**GIVEN INSTRUCTION:**
All of the material should be reproduced exactly, with pictures left out.

--- start DATA LINES ---

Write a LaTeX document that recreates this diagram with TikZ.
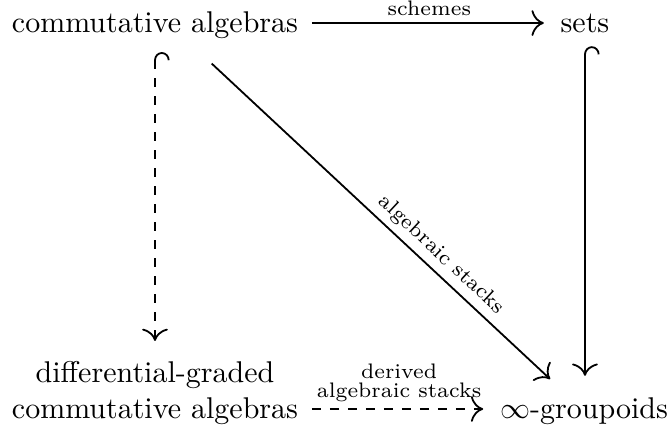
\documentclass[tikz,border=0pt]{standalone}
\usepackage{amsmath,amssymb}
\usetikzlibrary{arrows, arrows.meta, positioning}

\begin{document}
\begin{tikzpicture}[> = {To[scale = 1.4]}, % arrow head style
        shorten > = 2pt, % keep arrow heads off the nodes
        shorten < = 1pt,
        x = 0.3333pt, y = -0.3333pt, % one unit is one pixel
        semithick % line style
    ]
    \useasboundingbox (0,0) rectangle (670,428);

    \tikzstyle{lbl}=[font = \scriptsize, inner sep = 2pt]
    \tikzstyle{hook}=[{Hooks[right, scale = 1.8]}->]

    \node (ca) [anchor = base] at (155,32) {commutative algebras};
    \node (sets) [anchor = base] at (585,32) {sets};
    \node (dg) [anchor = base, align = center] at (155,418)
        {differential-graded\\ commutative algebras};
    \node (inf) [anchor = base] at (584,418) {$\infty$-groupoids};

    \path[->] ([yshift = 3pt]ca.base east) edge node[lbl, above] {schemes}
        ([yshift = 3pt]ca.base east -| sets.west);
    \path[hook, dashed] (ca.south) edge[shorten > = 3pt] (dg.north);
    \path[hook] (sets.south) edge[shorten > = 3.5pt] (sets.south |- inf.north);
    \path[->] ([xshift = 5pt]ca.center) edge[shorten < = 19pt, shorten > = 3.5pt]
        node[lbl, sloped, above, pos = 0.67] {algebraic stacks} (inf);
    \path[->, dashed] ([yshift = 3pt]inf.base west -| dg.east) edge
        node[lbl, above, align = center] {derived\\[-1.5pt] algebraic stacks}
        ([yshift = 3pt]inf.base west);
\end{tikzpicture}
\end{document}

--- end DATA LINES ---

**ANSWER TO THE PROBLEM:**
Write a LaTeX document that recreates this diagram with TikZ.
\documentclass[tikz,border=0pt]{standalone}
\usepackage{amsmath,amssymb}
\usetikzlibrary{arrows, arrows.meta, positioning}

\begin{document}
\begin{tikzpicture}[> = {To[scale = 1.4]}, % arrow head style
        shorten > = 2pt, % keep arrow heads off the nodes
        shorten < = 1pt,
        x = 0.3333pt, y = -0.3333pt, % one unit is one pixel
        semithick % line style
    ]
    \useasboundingbox (0,0) rectangle (670,428);

    \tikzstyle{lbl}=[font = \scriptsize, inner sep = 2pt]
    \tikzstyle{hook}=[{Hooks[right, scale = 1.8]}->]

    \node (ca) [anchor = base] at (155,32) {commutative algebras};
    \node (sets) [anchor = base] at (585,32) {sets};
    \node (dg) [anchor = base, align = center] at (155,418)
        {differential-graded\\ commutative algebras};
    \node (inf) [anchor = base] at (584,418) {$\infty$-groupoids};

    \path[->] ([yshift = 3pt]ca.base east) edge node[lbl, above] {schemes}
        ([yshift = 3pt]ca.base east -| sets.west);
    \path[hook, dashed] (ca.south) edge[shorten > = 3pt] (dg.north);
    \path[hook] (sets.south) edge[shorten > = 3.5pt] (sets.south |- inf.north);
    \path[->] ([xshift = 5pt]ca.center) edge[shorten < = 19pt, shorten > = 3.5pt]
        node[lbl, sloped, above, pos = 0.67] {algebraic stacks} (inf);
    \path[->, dashed] ([yshift = 3pt]inf.base west -| dg.east) edge
        node[lbl, above, align = center] {derived\\[-1.5pt] algebraic stacks}
        ([yshift = 3pt]inf.base west);
\end{tikzpicture}
\end{document}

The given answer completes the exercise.